Templeton to Salient Eyeing Brazil as Inflows Gush After Selloff

(Bloomberg) -- Emerging-market stock pickers are using the corruption scandal surrounding Brazil President Michel Temer as an opportunity to pile into a market they already loved.

Flows into Brazilian equities from global and regional funds totaled $760 million from May 19 through Thursday, the most in almost five years, according to consultancy EPFR Global. While allegations that Temer was involved in a bribery scheme sent local markets into a selloff May 18, overseas investors snapped up the nation’s equities in the following days after a valuation measure plunged to the lowest in more than a year.
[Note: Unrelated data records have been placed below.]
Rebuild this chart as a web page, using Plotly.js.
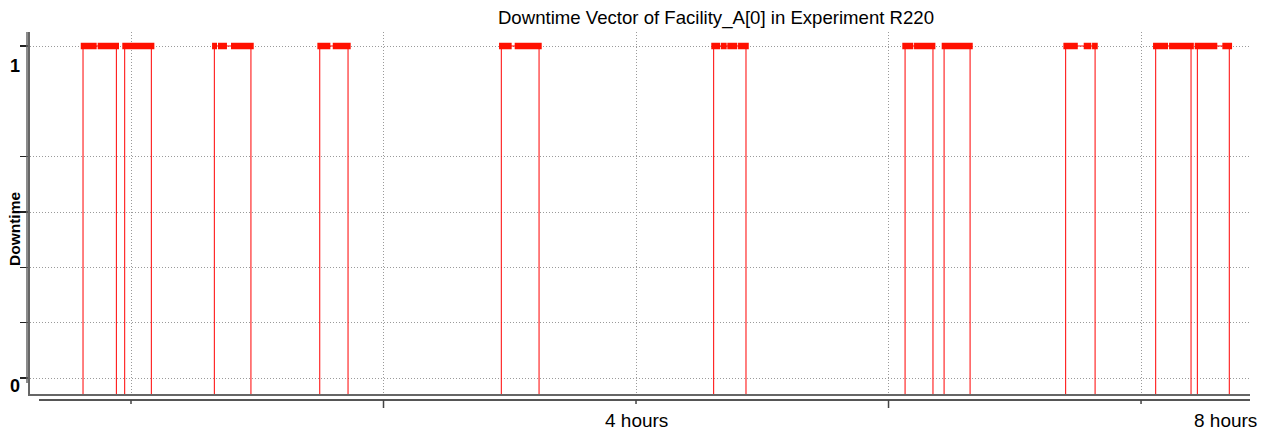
<!DOCTYPE html>
<html>
<head>
<meta charset="utf-8">
<script src="https://cdn.plot.ly/plotly-3.0.1.min.js"></script>
<style>
  html, body { margin: 0; padding: 0; background: #fff; }
  #chart { width: 1263px; height: 430px; }
</style>
</head>
<body>
<div id="chart"></div>
<script>
// ---- data (time in hours) ----
const episodeStart = [-0.380, -0.050, 0.660, 1.495, 2.933, 4.615, 6.131, 6.440, 7.403, 8.116, 8.446];
const episodeEnd   = [-0.116,  0.161, 0.950, 1.719, 3.232, 4.871, 6.352, 6.646, 7.636, 8.396, 8.699];

const barStart = [-0.398, -0.264, -0.069, 0.642, 0.689, 0.792, 1.476, 1.598, 2.915, 3.039,
                  4.596, 4.671, 4.723, 4.808, 6.109, 6.202, 6.421, 7.385, 7.546, 7.612,
                  8.095, 8.222, 8.425, 8.644];
const barEnd   = [-0.272, -0.095, 0.185, 0.681, 0.760, 0.972, 1.579, 1.740, 3.015, 3.253,
                  4.665, 4.718, 4.802, 4.893, 6.196, 6.371, 6.667, 7.499, 7.606, 7.657,
                  8.214, 8.418, 8.604, 8.721];

const downValue = 1;
const xTickHours = [0, 2, 4, 6, 8];
const xTickLong  = [false, true, false, true, false];
const xLabelHours = [4, 8];
const xLabelText  = ['4 hours', '8 hours'];
const yTickVals = [0, 1/6, 1/3, 1/2, 2/3, 1];
const yLabelVals = [1, 0];
const yLabelText = ['1', '0'];

const xRange = [-0.8, 8.863];
const yRange = [-0.0482, 1.0422];

// ---- traces ----
const lx = [], ly = [];
for (let i = 0; i < episodeStart.length; i++) {
  lx.push(episodeStart[i], episodeStart[i], episodeEnd[i], episodeEnd[i], null);
  ly.push(yRange[0], downValue, downValue, yRange[0], null);
}
const bx = [], by = [];
for (let i = 0; i < barStart.length; i++) {
  bx.push(barStart[i], barEnd[i], null);
  by.push(downValue, downValue, null);
}

const traces = [
  { x: lx, y: ly, type: 'scatter', mode: 'lines',
    line: { color: '#ff0000', width: 1 }, hoverinfo: 'skip', showlegend: false, cliponaxis: true },
  { x: bx, y: by, type: 'scatter', mode: 'lines',
    line: { color: '#ff1000', width: 6.5 }, hoverinfo: 'skip', showlegend: false }
];

// ---- decorations ----
const W = 1263, H = 430;
const plotL = 30, plotR = 1250, plotT = 32, plotB = 394;
const pw = plotR - plotL, ph = plotB - plotT;
const py = (pix) => (plotB - pix) / ph;
const px = (pix) => (pix - plotL) / pw;
const FONT = 'Liberation Sans, Arial, sans-serif';

const shapes = [];
// outer y axis line
shapes.push({ type: 'line', xref: 'paper', yref: 'paper', x0: px(27), x1: px(27), y0: py(383), y1: py(32),
  line: { color: '#666', width: 1.5 } });
// second x axis line
shapes.push({ type: 'line', xref: 'paper', yref: 'paper', x0: px(39), x1: 1, y0: py(400), y1: py(400),
  line: { color: '#555', width: 2 } });
xTickHours.forEach((h, i) => {
  shapes.push({ type: 'line', xref: 'x', yref: 'paper', x0: h, x1: h, y0: py(400), y1: py(xTickLong[i] ? 408 : 404),
    line: { color: '#444', width: 1.5 } });
});

const annotations = [];
annotations.push({ text: '<b>Downtime</b>', xref: 'paper', yref: 'paper', x: px(14), y: py(229),
  textangle: -90, showarrow: false, xanchor: 'center', yanchor: 'middle',
  font: { family: FONT, size: 15.5, color: '#000' } });
yLabelVals.forEach((v, i) => {
  annotations.push({ text: '<b>' + yLabelText[i] + '</b>', xref: 'paper', yref: 'y', x: px(15), y: v,
    yshift: v === 1 ? -20 : -8, showarrow: false, xanchor: 'center', yanchor: 'middle',
    font: { family: FONT, size: 18, color: '#000' } });
});
xLabelHours.forEach((h, i) => {
  annotations.push({ text: xLabelText[i], xref: 'x', yref: 'paper', x: h, y: py(420),
    xshift: i === 1 ? 84 : 0, showarrow: false, xanchor: 'center', yanchor: 'middle',
    font: { family: FONT, size: 19, color: '#000' } });
});

const layout = {
  width: W, height: H,
  margin: { l: plotL, r: W - plotR, t: plotT, b: H - plotB, pad: 0 },
  paper_bgcolor: '#fff', plot_bgcolor: '#fff',
  font: { family: FONT },
  title: { text: 'Downtime Vector of Facility_A[0] in Experiment R220',
    xref: 'container', yref: 'container', x: 716 / W, y: 1 - 17 / H, xanchor: 'center', yanchor: 'middle',
    font: { family: FONT, size: 18.6, color: '#000' } },
  xaxis: { range: xRange, tickmode: 'array', tickvals: xTickHours, showticklabels: false, ticks: '',
    showgrid: true, gridcolor: '#9a9a9a', griddash: '1px,2px', gridwidth: 1, zeroline: false,
    showline: true, linecolor: '#666', linewidth: 2, fixedrange: true },
  yaxis: { range: yRange, tickmode: 'array', tickvals: yTickVals, showticklabels: false,
    ticks: 'outside', ticklen: 8, tickwidth: 1.5, tickcolor: '#222',
    showgrid: true, gridcolor: '#9a9a9a', griddash: '1px,2px', gridwidth: 1, zeroline: false,
    showline: true, linecolor: '#666', linewidth: 2, fixedrange: true },
  shapes: shapes,
  annotations: annotations,
  showlegend: false
};

Plotly.newPlot('chart', traces, layout, { displayModeBar: false, staticPlot: true });
</script>
</body>
</html>
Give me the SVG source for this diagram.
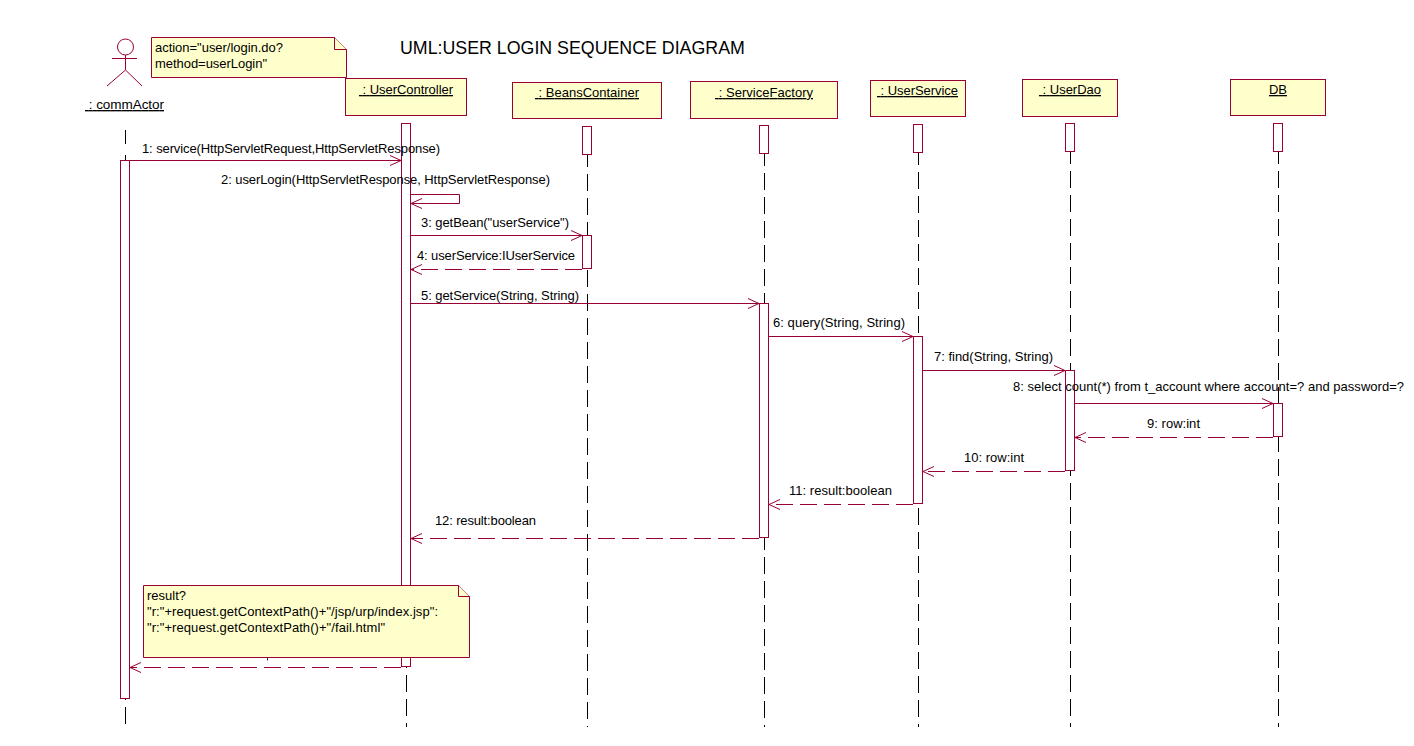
<svg xmlns="http://www.w3.org/2000/svg" width="1414" height="746" viewBox="0 0 1414 746">
<style>
text{font-family:"Liberation Sans",Arial,sans-serif;font-size:13px;fill:#000}
.box{fill:#ffffcc;stroke:#990033;stroke-width:1}
.act{fill:#fff;stroke:#990033;stroke-width:1}
.life{stroke:#000;stroke-width:1;stroke-dasharray:17 7;fill:none}
.msg{stroke:#990033;stroke-width:1;fill:none}
.ret{stroke:#990033;stroke-width:1;fill:none;stroke-dasharray:17 7}
.head{stroke:#990033;stroke-width:1;fill:none}
.u{text-decoration:underline}
</style>
<rect width="1414" height="746" fill="#fff"/>
<text x="400" y="54" style="font-size:17.800px">UML:USER LOGIN SEQUENCE DIAGRAM</text>
<g id="lifelines">
<path d="M125.500 130V144" stroke="#000" fill="none"/>
<path class="life" d="M125.500 155V727"/>
<path class="life" d="M406.500 123V727"/>
<path class="life" d="M587.500 126V727"/>
<path class="life" d="M764.500 125V727"/>
<path class="life" d="M918.500 124V727"/>
<path class="life" d="M1070.500 123V727"/>
<path class="life" d="M1278.500 123V727"/>
</g>
<g id="actor">
<circle class="msg" cx="125.500" cy="47" r="8"/>
<path class="msg" d="M125.500 55V70M112 58.500H137M125.500 70L107 86M125.500 70L142 86"/>
<text class="u" x="85" y="109" xml:space="preserve" style="font-size:13.500px" textLength="79"> : commActor</text>
<rect class="act" x="120.500" y="160.500" width="9" height="538"/>
</g>
<g id="usercontroller">
<rect class="box" x="345.500" y="78.500" width="121" height="37"/>
<text class="u" x="359" y="94" xml:space="preserve" textLength="94"> : UserController</text>
<rect class="act" x="401.500" y="123.500" width="9" height="543"/>
</g>
<g id="beanscontainer">
<rect class="box" x="512.500" y="82.500" width="149" height="36"/>
<text class="u" x="535" y="97" xml:space="preserve" textLength="104"> : BeansContainer</text>
<rect class="act" x="582.500" y="126.500" width="9" height="28"/>
<rect class="act" x="582.500" y="235.500" width="9" height="33"/>
</g>
<g id="servicefactory">
<rect class="box" x="690.500" y="81.500" width="147" height="37"/>
<text class="u" x="715" y="97" xml:space="preserve" textLength="98"> : ServiceFactory</text>
<rect class="act" x="759.500" y="125.500" width="9" height="28"/>
<rect class="act" x="759.500" y="303.500" width="9" height="234"/>
</g>
<g id="userservice">
<rect class="box" x="870.500" y="80.500" width="95" height="36"/>
<text class="u" x="877" y="95" xml:space="preserve" textLength="81"> : UserService</text>
<rect class="act" x="913.500" y="124.500" width="9" height="28"/>
<rect class="act" x="913.500" y="336.500" width="9" height="167"/>
</g>
<g id="userdao">
<rect class="box" x="1022.500" y="79.500" width="95" height="37"/>
<text class="u" x="1039" y="94" xml:space="preserve" textLength="62"> : UserDao</text>
<rect class="act" x="1065.500" y="123.500" width="9" height="28"/>
<rect class="act" x="1065.500" y="370.500" width="9" height="100"/>
</g>
<g id="db">
<rect class="box" x="1230.500" y="79.500" width="95" height="36"/>
<text class="u" x="1269" y="94" textLength="18">DB</text>
<rect class="act" x="1273.500" y="123.500" width="9" height="28"/>
<rect class="act" x="1273.500" y="403.500" width="9" height="33"/>
</g>
<g id="connectors">
<path class="msg" d="M130 160.500H401"/><path class="head" d="M390 155.500L401 160.500L390 165.500"/>
<path class="msg" d="M411 194.500H459.500V203.500H411"/><path class="head" d="M422 198.500L411 203.500L422 208.500"/>
<path class="msg" d="M411 235.500H582"/><path class="head" d="M571 230.500L582 235.500L571 240.500"/>
<path class="ret" d="M582 269.500H411"/><path class="head" d="M422 264.500L411 269.500L422 274.500"/>
<path class="msg" d="M411 303.500H759"/><path class="head" d="M748 298.500L759 303.500L748 308.500"/>
<path class="msg" d="M769 336.500H913"/><path class="head" d="M902 331.500L913 336.500L902 341.500"/>
<path class="msg" d="M923 370.500H1065"/><path class="head" d="M1054 365.500L1065 370.500L1054 375.500"/>
<path class="msg" d="M1075 403.500H1273"/><path class="head" d="M1262 398.500L1273 403.500L1262 408.500"/>
<path class="ret" d="M1273 437.500H1075"/><path class="head" d="M1086 432.500L1075 437.500L1086 442.500"/>
<path class="ret" d="M1065 471.500H923"/><path class="head" d="M934 466.500L923 471.500L934 476.500"/>
<path class="ret" d="M913 504.500H769"/><path class="head" d="M780 499.500L769 504.500L780 509.500"/>
<path class="ret" d="M759 538.500H411"/><path class="head" d="M422 533.500L411 538.500L422 543.500"/>
<path class="ret" d="M401 667.500H130"/><path class="head" d="M141 662.500L130 667.500L141 672.500"/>
<path d="M267.500 657V660.500" stroke="#003366" fill="none"/>
</g>
<g id="labels">
<text x="142" y="153" textLength="298">1: service(HttpServletRequest,HttpServletResponse)</text>
<text x="221" y="184" textLength="329">2: userLogin(HttpServletResponse, HttpServletResponse)</text>
<text x="421" y="227" textLength="148">3: getBean("userService")</text>
<text x="417" y="260" textLength="158">4: userService:IUserService</text>
<text x="421" y="300" textLength="158">5: getService(String, String)</text>
<text x="773" y="327" textLength="132">6: query(String, String)</text>
<text x="934" y="361" textLength="119">7: find(String, String)</text>
<text x="1013" y="391" textLength="391">8: select count(*) from t_account where account=? and password=?</text>
<text x="1147" y="428" textLength="53">9: row:int</text>
<text x="964" y="462" textLength="60">10: row:int</text>
<text x="789" y="495" textLength="103">11: result:boolean</text>
<text x="435" y="525" textLength="101">12: result:boolean</text>
</g>
<g id="note1">
<path class="box" d="M151.500 37.500H334.500L346.500 49.500V77.500H151.500Z"/>
<path class="box" d="M334.500 37.500V49.500H346.500"/>
<text x="155" y="52" textLength="128">action="user/login.do?</text>
<text x="155" y="68" textLength="112">method=userLogin"</text>
</g>
<g id="note2">
<path class="box" d="M143.500 585.500H458.500L469.500 596.500V657.500H143.500Z"/>
<path class="box" d="M458.500 585.500V596.500H469.500"/>
<text x="147" y="600" textLength="39">result?</text>
<text x="147" y="616" textLength="291">"r:"+request.getContextPath()+"/jsp/urp/index.jsp":</text>
<text x="147" y="632" textLength="238">"r:"+request.getContextPath()+"/fail.html"</text>
</g>
</svg>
Foreigners poured money into Brazil at the same time tens of thousands of protesters were mustering outside Congress to demand Temer’s removal. On Wednesday, demonstrators set a ministry building ablaze, forcing some offices to close. Regardless of the turmoil -- and even if Temer is forced out -- his plans to shore up the country’s finances by overhauling the pension system and spur growth with new labor rules will ultimately go through, according to Mark Mobius, the executive chairman of Templeton Emerging Markets Group.

“We are seeing value in almost every sector in Brazil simply because the market is depressed in all directions,” Mobius wrote in an email. He recommends buying banking and retail stocks.

Templeton to Salient Eyeing Brazil as Inflows Gush After Selloff

The optimism is a holdover from the past year and a half, when investors made Brazil’s real and its stocks among the world’s best performers on optimism the country would emerge from its worst recession in a century ready to return to the growth rates that made it a rising star at the turn of the century.

Morgan Harting, a portfolio manager at AllianceBernstein, said on Bloomberg Television that Temer will likely be ousted “one way or another” next month, clearing the way for someone new to take the helm and push through the economic overhaul that the president had championed. He said last week’s selloff made the market even more undervalued than it had already been.

Harting favors Brazilian bonds, where he sees better risk-adjusted returns than equities, and said he’s buying the Brazilian real.

Since sinking 8.8 percent on the day of the selloff, the Ibovespa has gained 5.6 percent. Brazil-focused exchange-traded funds attracted $856 million in inflows over the past week, the most among emerging-market nations, according to data compiled by Bloomberg.

“There are many different outcomes obviously of what could happen in the political process,” said Aaron Visse, an emerging-market portfolio manager at Salient Partners, which oversees $14 billion. “But we think there are companies that you can invest in in Brazil today that are going to be able to deliver steady, stable growth.”